By Kelly Bridgewater
Some guests have come for a holiday, others for hidden reasons of their own . . .
When their father's death leaves them impoverished, Sarah Summers and her genteel sisters fear they will be forced to sell the house and separate to earn livelihoods as governesses or companions. Determined to stay together, Sarah convinces them to open their seaside home to guests to make ends meet and provide for their ailing mother. Instead of the elderly invalids they expect to receive, however, they find themselves hosting eligible gentlemen. Sarah is soon torn between a growing attraction to a mysterious Scottish widower and duty to her family.
Viola Summers wears a veil to cover her scar. When forced to choose between helping in her family's new guest house and earning money to hire a maid to do her share, she chooses the latter. She reluctantly agrees to read to some of Sidmouth's many invalids, preferring the company of a few elders with failing eyesight to the fashionable guests staying in their home. But when her first client turns out to be a wounded officer in his thirties, Viola soon wishes she had chosen differently. Her new situation exposes her scars--both visible and those hidden deep within--and her cloistered heart will never be the same.
Join the Summers sisters on the Devonshire coast, where they discover the power of friendship, loyalty, love, and new beginnings.
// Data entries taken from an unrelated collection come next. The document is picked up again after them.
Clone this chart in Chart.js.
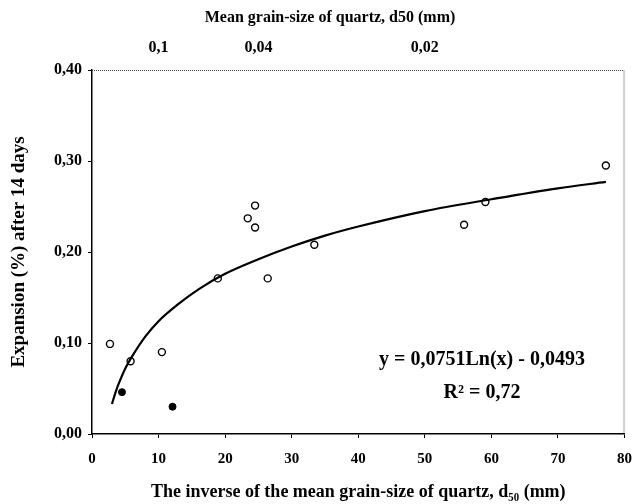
<!DOCTYPE html>
<html>
<head>
<meta charset="utf-8">
<script src="https://cdn.jsdelivr.net/npm/chart.js@4"></script>
<style>
  html, body { margin: 0; padding: 0; background: #fff; }
  #wrap { width: 644px; height: 504px; }
</style>
</head>
<body>
<div id="wrap"><canvas id="chart" width="644" height="504"></canvas></div>
<script>
// measured samples (1/d50, expansion %)
var openX = [2.7, 5.8, 10.5, 18.9, 23.4, 24.5, 24.5, 26.4, 33.4, 55.9, 59.1, 77.2];
var openY = [0.099, 0.080, 0.090, 0.171, 0.237, 0.251, 0.227, 0.171, 0.208, 0.230, 0.255, 0.295];
var filledX = [4.5, 12.1];
var filledY = [0.046, 0.030];

// trend curve
var trendX = [3, 3.5, 4, 5, 6, 8, 10, 13, 16, 20, 25, 30, 35, 40, 50, 60, 70, 77.2];
var trendY = [0.033, 0.045, 0.055, 0.072, 0.085, 0.107, 0.124, 0.143, 0.159, 0.176, 0.192, 0.206, 0.218, 0.228, 0.245, 0.258, 0.270, 0.277];

// top axis (mean grain size) labels and where they sit on the 1/d50 scale
var topTickPos = [10, 25, 50];
var topTickLabels = ['0,1', '0,04', '0,02'];

var equationLines = ['y = 0,0751Ln(x) - 0,0493', 'R² = 0,72'];

function pts(xs, ys) {
    return xs.map(function (x, i) { return { x: x, y: ys[i] }; });
}

var serif = '"Liberation Serif", "Times New Roman", serif';

var extras = {
    id: 'extras',
    afterDraw: function (chart) {
        var ctx = chart.ctx;
        var a = chart.chartArea;
        ctx.save();
        // dotted top and right frame
        ctx.strokeStyle = '#444';
        ctx.lineWidth = 1;
        ctx.setLineDash([1, 1]);
        ctx.beginPath();
        ctx.moveTo(a.left, a.top + 0.5);
        ctx.lineTo(a.right - 0.5, a.top + 0.5);
        ctx.lineTo(a.right - 0.5, a.bottom);
        ctx.stroke();
        ctx.setLineDash([]);

        ctx.fillStyle = '#000';
        ctx.textAlign = 'center';
        ctx.textBaseline = 'middle';
        ctx.font = 'bold 16px ' + serif;
        ctx.fillText('Mean grain-size of quartz, d50 (mm)', 330, 18);

        ctx.font = 'bold 20px ' + serif;
        ctx.fillText(equationLines[0], 482, 360);
        ctx.fillText(equationLines[1], 482, 393);
        ctx.restore();
    }
};

var ctx = document.getElementById('chart').getContext('2d');
var chart = new Chart(ctx, {
    type: 'scatter',
    data: {
        datasets: [{
            data: pts(trendX, trendY),
            showLine: true,
            borderColor: '#000',
            borderWidth: 2.2,
            pointRadius: 0,
            cubicInterpolationMode: 'monotone',
            fill: false
        }, {
            data: pts(openX, openY),
            pointStyle: 'circle',
            pointRadius: 3.5,
            pointBorderWidth: 1.4,
            pointBorderColor: '#000',
            pointBackgroundColor: '#fff'
        }, {
            data: pts(filledX, filledY),
            pointStyle: 'circle',
            pointRadius: 3.5,
            pointBorderWidth: 1,
            pointBorderColor: '#000',
            pointBackgroundColor: '#000'
        }]
    },
    options: {
        responsive: false,
        animation: false,
        layout: { padding: { left: 0, right: 11, top: 0, bottom: 0 } },
        plugins: {
            legend: { display: false },
            tooltip: { enabled: false }
        },
        scales: {
            x: {
                type: 'linear',
                position: 'bottom',
                min: 0,
                max: 80,
                afterFit: function (s) { s.height = 70; },
                ticks: {
                    stepSize: 10,
                    color: '#000',
                    padding: 12,
                    font: { family: serif, size: 15, weight: 'bold' }
                },
                grid: { drawOnChartArea: false, tickLength: 4, color: '#000' },
                border: { color: '#000', width: 1.5 },
                title: {
                    display: true,
                    text: 'The inverse of the mean grain-size of quartz, d₅₀ (mm)',
                    color: '#000',
                    font: { family: serif, size: 18, weight: 'bold' },
                    padding: { top: 0, bottom: 1 }
                }
            },
            x2: {
                type: 'linear',
                position: 'top',
                min: 0,
                max: 80,
                afterFit: function (s) { s.height = 70; },
                afterBuildTicks: function (s) {
                    s.ticks = topTickPos.map(function (v) { return { value: v }; });
                },
                ticks: {
                    color: '#000',
                    padding: 5,
                    font: { family: serif, size: 16, weight: 'bold' },
                    callback: function (v, i) { return topTickLabels[i]; }
                },
                grid: { display: false },
                border: { display: false }
            },
            y: {
                min: 0,
                max: 0.4,
                afterFit: function (s) { s.width = 92; },
                ticks: {
                    stepSize: 0.1,
                    color: '#000',
                    padding: 6,
                    font: { family: serif, size: 16, weight: 'bold' },
                    callback: function (v) { return v.toFixed(2).replace('.', ','); }
                },
                grid: { drawOnChartArea: false, tickLength: 4, color: '#000' },
                border: { color: '#000', width: 1.5 },
                title: {
                    display: true,
                    text: 'Expansion (%) after 14 days',
                    color: '#000',
                    font: { family: serif, size: 19, weight: 'bold' },
                    padding: { top: 8, bottom: 0 }
                }
            }
        }
    },
    plugins: [extras]
});
</script>
</body>
</html>
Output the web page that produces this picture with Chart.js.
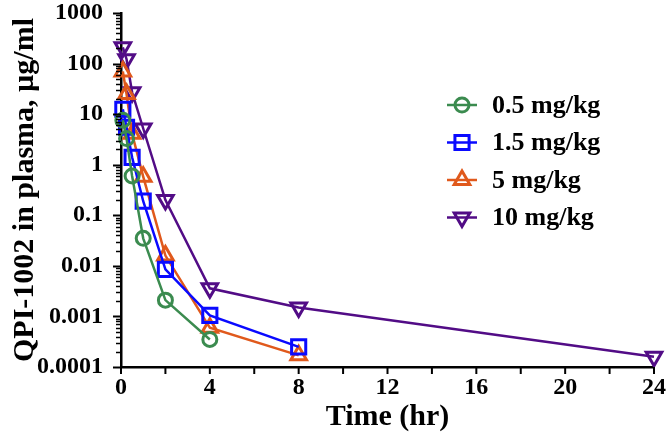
<!DOCTYPE html>
<html>
<head>
<meta charset="utf-8">
<script src="https://cdn.jsdelivr.net/npm/chart.js@4.4.0/dist/chart.umd.min.js"></script>
<style>
  body { margin: 0; background: #fff; }
</style>
</head>
<body>
<canvas id="mychart" width="667" height="442"></canvas>
<script>
// sampling times (hr)
const times = [0.083, 0.25, 0.5, 1, 2, 4, 8, 24];

const doseLabels = ['0.5 mg/kg', '1.5 mg/kg', '5 mg/kg', '10 mg/kg'];

// plasma conc (ug/ml), null = not measured
const dose05 = [7.6, 3.3, 0.6, 0.035, 0.0021, 0.00035, null, null];
const dose15 = [12.5, 5.5, 1.4, 0.19, 0.0085, 0.00105, 0.00025, null];
const dose5  = [70, 25, 4.1, 0.58, 0.016, 0.0006, 0.00017, null];
const dose10 = [210, 122, 27, 5.2, 0.2, 0.0036, 0.0015, 0.00016];

const yTickLabels = ['1000', '100', '10', '1', '0.1', '0.01', '0.001', '0.0001'];
const xTickLabels = [0, 4, 8, 12, 16, 20, 24];

const FONT = "'Liberation Serif', 'Times New Roman', serif";

function pts(vals) {
    return times.map((t, i) => ({ x: t, y: vals[i] })).filter(p => p.y !== null);
}

function series(label, vals, color, style, radius, rotation) {
    return {
        label: label,
        data: pts(vals),
        borderColor: color,
        backgroundColor: 'transparent',
        borderWidth: 2.5,
        pointStyle: style,
        pointRadius: radius,
        pointHoverRadius: radius,
        pointRotation: rotation || 0,
        pointBorderWidth: 3,
        pointBackgroundColor: 'transparent',
        pointBorderColor: color,
        tension: 0,
        clip: false
    };
}

const data = {
    datasets: [
        series(doseLabels[0], dose05, '#3b8b4f', 'circle', 7),
        series(doseLabels[1], dose15, '#0a0aff', 'rect', 10),
        series(doseLabels[2], dose5, '#e0591c', 'triangle', 9),
        series(doseLabels[3], dose10, '#520c86', 'triangle', 9, 180)
    ]
};

function isPow10(v) {
    const l = Math.log10(v);
    return Math.abs(l - Math.round(l)) < 1e-9;
}

function drawMarker(ctx, style, x, y, r, rotDeg) {
    ctx.beginPath();
    if (style === 'circle') {
        ctx.arc(x, y, r, 0, Math.PI * 2);
    } else if (style === 'rect') {
        const s = r * Math.SQRT1_2;
        ctx.rect(x - s, y - s, 2 * s, 2 * s);
    } else {
        let rad = (rotDeg || 0) * Math.PI / 180;
        ctx.moveTo(x + Math.sin(rad) * r, y - Math.cos(rad) * r);
        rad += 2 * Math.PI / 3;
        ctx.lineTo(x + Math.sin(rad) * r, y - Math.cos(rad) * r);
        rad += 2 * Math.PI / 3;
        ctx.lineTo(x + Math.sin(rad) * r, y - Math.cos(rad) * r);
        ctx.closePath();
    }
    ctx.stroke();
}

// axis tick marks (major/minor) drawn outside the plot
const axisTicks = {
    id: 'axisTicks',
    afterDraw(chart) {
        const ctx = chart.ctx;
        const xs = chart.scales.x, ys = chart.scales.y;
        ctx.save();
        ctx.strokeStyle = '#000';
        ys.ticks.forEach(t => {
            const v = t.value;
            const sig = v / Math.pow(10, Math.floor(Math.log10(v) + 1e-9));
            if (Math.abs(sig - Math.round(sig)) > 1e-6) return;
            const y = Math.round(ys.getPixelForValue(v)) + 0.5;
            const major = isPow10(v);
            ctx.lineWidth = major ? 2 : 1.5;
            ctx.beginPath();
            ctx.moveTo(ys.right, y);
            ctx.lineTo(ys.right - (major ? 8 : 5), y);
            ctx.stroke();
        });
        ctx.lineWidth = 2;
        xs.ticks.forEach(t => {
            const x = xs.getPixelForValue(t.value);
            ctx.beginPath();
            ctx.moveTo(x, xs.top);
            ctx.lineTo(x, xs.top + 7);
            ctx.stroke();
        });
        ctx.restore();
    }
};

// legend drawn inside the plot
const insideLegend = {
    id: 'insideLegend',
    afterDraw(chart) {
        const ctx = chart.ctx;
        const x0 = 447, x1 = 477, tx = 492, y0 = 105, dy = 37.5;
        ctx.save();
        ctx.font = "bold 26px " + FONT;
        ctx.textBaseline = 'middle';
        ctx.fillStyle = '#000';
        chart.data.datasets.forEach((ds, i) => {
            const y = y0 + i * dy;
            ctx.strokeStyle = ds.borderColor;
            ctx.lineWidth = ds.borderWidth;
            ctx.beginPath();
            ctx.moveTo(x0, y);
            ctx.lineTo(x1, y);
            ctx.stroke();
            ctx.lineWidth = ds.pointBorderWidth;
            drawMarker(ctx, ds.pointStyle, (x0 + x1) / 2, y, ds.pointRadius, ds.pointRotation);
            ctx.fillText(ds.label, tx, y + 1);
        });
        ctx.restore();
    }
};

new Chart(document.getElementById('mychart'), {
    type: 'line',
    data: data,
    plugins: [axisTicks, insideLegend],
    options: {
        responsive: false,
        animation: false,
        devicePixelRatio: 1,
        layout: { padding: { top: 13, right: 13, left: 0, bottom: 0 } },
        plugins: {
            legend: { display: false },
            tooltip: { enabled: false }
        },
        scales: {
            x: {
                type: 'linear',
                min: 0,
                max: 24,
                afterFit(scale) { scale.height = 75; },
                grid: { display: false },
                border: { display: true, color: '#000', width: 2.5 },
                ticks: {
                    stepSize: 2,
                    autoSkip: false,
                    maxRotation: 0,
                    padding: -2,
                    color: '#000',
                    font: { family: FONT, size: 24, weight: 'bold' },
                    callback: v => xTickLabels.includes(v) ? String(v) : ''
                },
                title: {
                    display: true,
                    text: 'Time (hr)',
                    color: '#000',
                    font: { family: FONT, size: 30, weight: 'bold' },
                    padding: { top: 0, bottom: 7 }
                }
            },
            y: {
                type: 'logarithmic',
                min: 0.0001,
                max: 1000,
                afterFit(scale) {
                    scale.width = 121;
                    scale.paddingTop = 0;
                    scale.paddingBottom = 0;
                },
                grid: { display: false },
                border: { display: true, color: '#000', width: 2.5 },
                ticks: {
                    autoSkip: false,
                    padding: 10,
                    color: '#000',
                    font: { family: FONT, size: 24, weight: 'bold' },
                    callback: v => {
                        if (!isPow10(v)) return '';
                        const s = yTickLabels.find(l => Math.abs(parseFloat(l) - v) < v * 1e-6);
                        return s || '';
                    }
                },
                title: {
                    display: true,
                    text: 'QPI-1002 in plasma, µg/ml',
                    color: '#000',
                    font: { family: FONT, size: 30, weight: 'bold' },
                    padding: { top: 7, bottom: 0 }
                }
            }
        }
    }
});
</script>
</body>
</html>
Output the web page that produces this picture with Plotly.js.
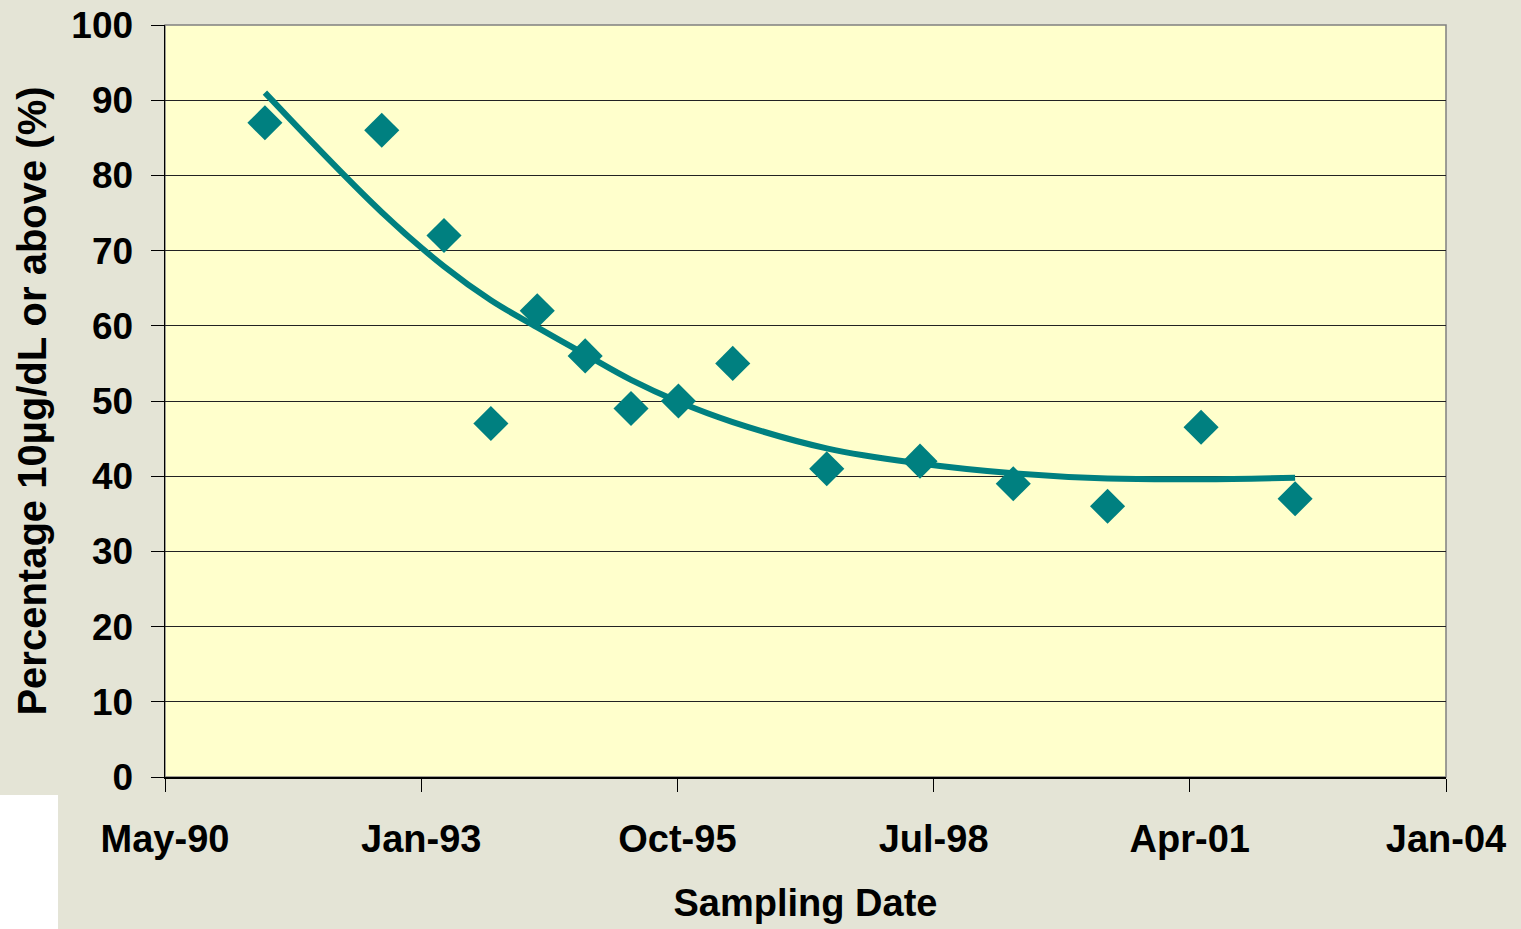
<!DOCTYPE html>
<html>
<head>
<meta charset="utf-8">
<script src="https://cdn.plot.ly/plotly-3.0.1.min.js"></script>
<style>
  html, body { margin: 0; padding: 0; background: #e4e4d6; }
  #chart { width: 1521px; height: 929px; }
</style>
</head>
<body>
<div id="chart"></div>
<script>
// Sampling dates and percentages
const sampleDates = ['1991-05-26','1992-08-24','1993-04-24','1993-10-24','1994-04-23','1994-10-27',
  '1995-04-24','1995-10-26','1996-05-25','1997-05-27','1998-05-26','1999-05-25','2000-05-27',
  '2001-05-27','2002-05-29'];
const percentAbove = [87, 86, 72, 47, 62, 56, 49, 50, 55, 41, 42, 39, 36, 46.5, 37];
// Trend line values at the same dates
const trendValues = [91, 75.1, 67.9, 63.4, 59.8, 56.2, 52.8, 49.9, 47.2, 43.7, 41.7, 40.4, 39.7, 39.6, 39.8];
// Axis ticks
const xTickVals = ['1990-05-01','1993-01-25','1995-10-22','1998-07-18','2001-04-13','2004-01-08'];
const xTickText = ['May-90','Jan-93','Oct-95','Jul-98','Apr-01','Jan-04'];
const yTickVals = [0,10,20,30,40,50,60,70,80,90,100];

const teal = '#008080';
const fontFam = '"Liberation Sans", Arial, sans-serif';

const traces = [
  {
    x: sampleDates, y: trendValues, type: 'scatter', mode: 'lines',
    line: {color: teal, width: 6, shape: 'spline', smoothing: 1.1},
    hoverinfo: 'skip', showlegend: false
  },
  {
    x: sampleDates, y: percentAbove, type: 'scatter', mode: 'markers',
    marker: {symbol: 'diamond', size: 27, color: teal, line: {width: 0}},
    showlegend: false
  }
];

const layout = {
  width: 1521, height: 929,
  margin: {l: 165, r: 75, t: 25, b: 152},
  paper_bgcolor: '#e4e4d6',
  plot_bgcolor: '#ffffcc',
  showlegend: false,
  xaxis: {
    type: 'date',
    range: [xTickVals[0], xTickVals[xTickVals.length - 1]],
    tickvals: xTickVals, ticktext: xTickText,
    ticks: 'outside', ticklen: 13, tickcolor: '#000', tickwidth: 1,
    ticklabelstandoff: 15,
    showgrid: false, zeroline: false,
    showline: true, linecolor: '#000', linewidth: 1.5,
    tickfont: {family: fontFam, size: 38, color: '#000', weight: 'bold'},
    title: {text: 'Sampling Date', standoff: 30,
      font: {family: fontFam, size: 38, color: '#000', weight: 'bold'}},
    automargin: false
  },
  yaxis: {
    range: [0, 100],
    tickvals: yTickVals,
    ticks: 'outside', ticklen: 13, tickcolor: '#000', tickwidth: 1,
    ticklabelstandoff: 10,
    showgrid: true, gridcolor: '#222', gridwidth: 1,
    zeroline: false,
    showline: true, linecolor: '#000', linewidth: 1.5,
    tickfont: {family: fontFam, size: 37, color: '#000', weight: 'bold'},
    title: {text: 'Percentage 10µg/dL or above (%)', standoff: 12,
      font: {family: fontFam, size: 40, color: '#000', weight: 'bold'}},
    automargin: false
  },
  shapes: [
    {type: 'rect', xref: 'paper', yref: 'paper', x0: 0, x1: 1, y0: 0, y1: 1,
     line: {color: '#808080', width: 1.5}, fillcolor: 'rgba(0,0,0,0)', layer: 'below'},
    {type: 'rect', xref: 'paper', yref: 'paper', x0: -0.1288, x1: -0.0835, y0: -0.2021, y1: -0.0239,
     line: {width: 0}, fillcolor: '#ffffff', layer: 'above'}
  ]
};

Plotly.newPlot('chart', traces, layout, {displayModeBar: false, staticPlot: true});
</script>
</body>
</html>
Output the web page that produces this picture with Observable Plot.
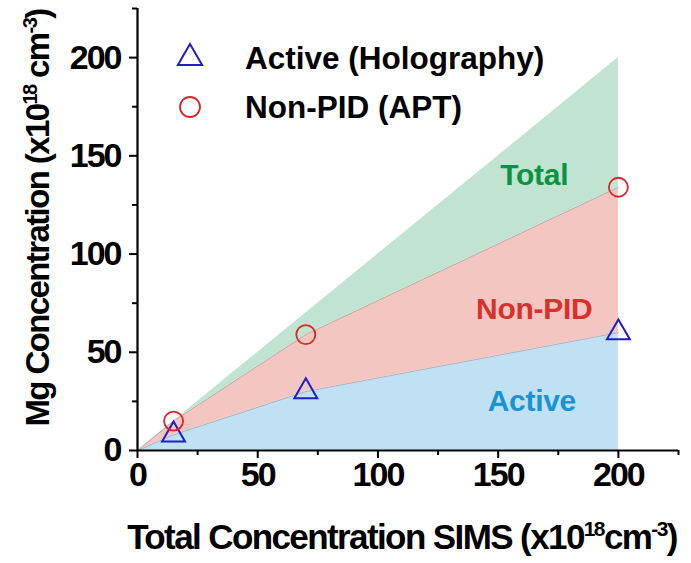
<!DOCTYPE html>
<html><head><meta charset="utf-8">
<script src="https://cdn.jsdelivr.net/npm/d3@7"></script>
<script src="https://cdn.jsdelivr.net/npm/@observablehq/plot@0.6"></script>
<style>body{margin:0;background:#fff}</style>
</head><body><div id="chart"></div>
<script>
// SIMS total concentration (x10^18 cm^-3), origin included
const sims = [0, 15, 70, 200];
const active = [0, 8, 30, 60];      // Active (Holography)
const nonPid = [0, 15, 59, 134];    // Non-PID (APT)
const total = [0, 15, 70, 200];     // Total = SIMS
const majorTicks = [0, 50, 100, 150, 200];
const minorTicks = [25, 75, 125, 175, 225];
const legendLabels = ["Active (Holography)", "Non-PID (APT)"];
const regionLabels = ["Total", "Non-PID", "Active"];

const rows = sims.map((s, i) => ({sims: s, active: active[i], nonPid: nonPid[i], total: total[i]}));
const pts = rows.filter(d => d.sims > 0);

const font = "'Liberation Sans', Arial, sans-serif";
const plot = Plot.plot({
  width: 691, height: 563,
  marginLeft: 137, marginRight: 13, marginTop: 8, marginBottom: 113,
  x: {domain: [0, 225], label: null},
  y: {domain: [0, 225], label: null},
  style: {fontFamily: font, fontWeight: "bold", background: "white", overflow: "visible", letterSpacing: "-2px", color: "black"},
  marks: [
    Plot.areaY(rows, {x: "sims", y1: 0, y2: "active", fill: "#bfe1f3", fillOpacity: 1}),
    Plot.areaY(rows, {x: "sims", y1: "active", y2: "nonPid", fill: "#f4c6c2", fillOpacity: 1}),
    Plot.areaY(rows, {x: "sims", y1: "nonPid", y2: "total", fill: "#c1e3d2", fillOpacity: 1}),
    Plot.line(rows, {x: "sims", y: "active", stroke: "#a8a8a8", strokeWidth: 0.8}),
    Plot.line(rows, {x: "sims", y: "nonPid", stroke: "#a8a8a8", strokeWidth: 0.8}),
    Plot.text([regionLabels[0]], {x: 165, y: 140, text: d => d, fill: "#0b9343", fontSize: 30, fontWeight: "bold", className: "region"}),
    Plot.text([regionLabels[1]], {x: 165, y: 72, text: d => d, fill: "#d8302b", fontSize: 30, fontWeight: "bold", className: "region"}),
    Plot.text([regionLabels[2]], {x: 164, y: 25, text: d => d, fill: "#1b93d2", fontSize: 30, fontWeight: "bold", className: "region"}),
    Plot.dot(pts, {x: "sims", y: "active", symbol: "triangle", r: 8.5, stroke: "#1f1fc4", strokeWidth: 2, fill: "none"}),
    Plot.dot(pts, {x: "sims", y: "nonPid", symbol: "circle", r: 9.5, stroke: "#d8262a", strokeWidth: 1.8, fill: "none"}),
    Plot.axisX({ticks: majorTicks, tickSize: 8, strokeWidth: 2, fontSize: 34, tickPadding: 3, label: null}),
    Plot.axisX({ticks: minorTicks, tickSize: 5, strokeWidth: 2, tickFormat: () => "", label: null}),
    Plot.axisY({ticks: majorTicks, tickSize: 8, strokeWidth: 2, fontSize: 34, tickPadding: 9, label: null}),
    Plot.axisY({ticks: minorTicks, tickSize: 5, strokeWidth: 2, tickFormat: () => "", label: null}),
    Plot.ruleX([0], {strokeWidth: 2.2}),
    Plot.ruleY([0], {strokeWidth: 2.2})
  ]
});
document.getElementById("chart").append(plot);

const svg = d3.select(plot);
svg.selectAll("g.region, .region").style("letter-spacing", "-0.3px");

// Legend
const lg = svg.append("g").attr("text-anchor", "start").style("letter-spacing", "0px");
lg.append("path").attr("d", d3.symbol(d3.symbolTriangle, Math.PI * 9 * 9)()).attr("transform", "translate(190,58)")
  .attr("fill", "none").attr("stroke", "#1f1fc4").attr("stroke-width", 2);
lg.append("circle").attr("cx", 190).attr("cy", 107).attr("r", 10).attr("fill", "none").attr("stroke", "#d8262a").attr("stroke-width", 1.8);
lg.append("text").attr("x", 245).attr("y", 58).attr("dy", "0.36em").attr("font-size", 31.5).text(legendLabels[0]);
lg.append("text").attr("x", 245).attr("y", 107).attr("dy", "0.36em").attr("font-size", 31.5).text(legendLabels[1]);

// Axis titles with superscripts
const xt = svg.append("text").attr("x", 402).attr("y", 549).attr("text-anchor", "middle").attr("font-size", 35).style("letter-spacing", "-1.6px");
xt.append("tspan").text("Total Concentration SIMS (x10");
xt.append("tspan").attr("dy", -13).attr("font-size", 21).text("18");
xt.append("tspan").attr("dy", 13).text("cm");
xt.append("tspan").attr("dy", -13).attr("font-size", 21).text("-3");
xt.append("tspan").attr("dy", 13).text(")");

const yt = svg.append("text").attr("transform", "translate(49,218) rotate(-90)").attr("text-anchor", "middle").attr("font-size", 33).style("letter-spacing", "-1.6px");
yt.append("tspan").text("Mg Concentration (x10");
yt.append("tspan").attr("dy", -12).attr("font-size", 20).text("18");
yt.append("tspan").attr("dy", 12).text(" cm");
yt.append("tspan").attr("dy", -12).attr("font-size", 20).text("-3");
yt.append("tspan").attr("dy", 12).text(")");
</script></body></html>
The Sisters of Sea View by Julie Klassen has a Little Women by Louisa May Alcott feel to it. Four sisters close yet have to work together to bring in more income to their home. Sarah, the oldest sister is vibrant and authoritative. She takes charge and works really hard to balance the books and even taken on the opportunity to learn to bake, which she loves. Emily and Viola, twin sisters, are different, but vibrant characters. Emily is headstrong but wounded from a previous relationship. She wants to be married and have children. Whereas Viola was born with a birthmark that she likes to hide from the world. She has a kind soul and has learned to reach out to others who can’t see and help them to read and write. Finally, Georgie, the youngest sister, makes appearances now and then, but she is not a main character in the story. The plot does show the everyday struggle of these women trying to cope with strangers living in their house and how to cope with making extra funds outside the house. A touch of romance between the three older sisters and their guests. Overall, The Sisters of Sea View by Julie Klassen is a delightful story with four sisters and how they are going to survive and all the struggles they encounter to save their home.
I received a complimentary copy of The Sisters of Sea View by Julie Klassen from Bethany House Publishing, but the opinions stated are all my own.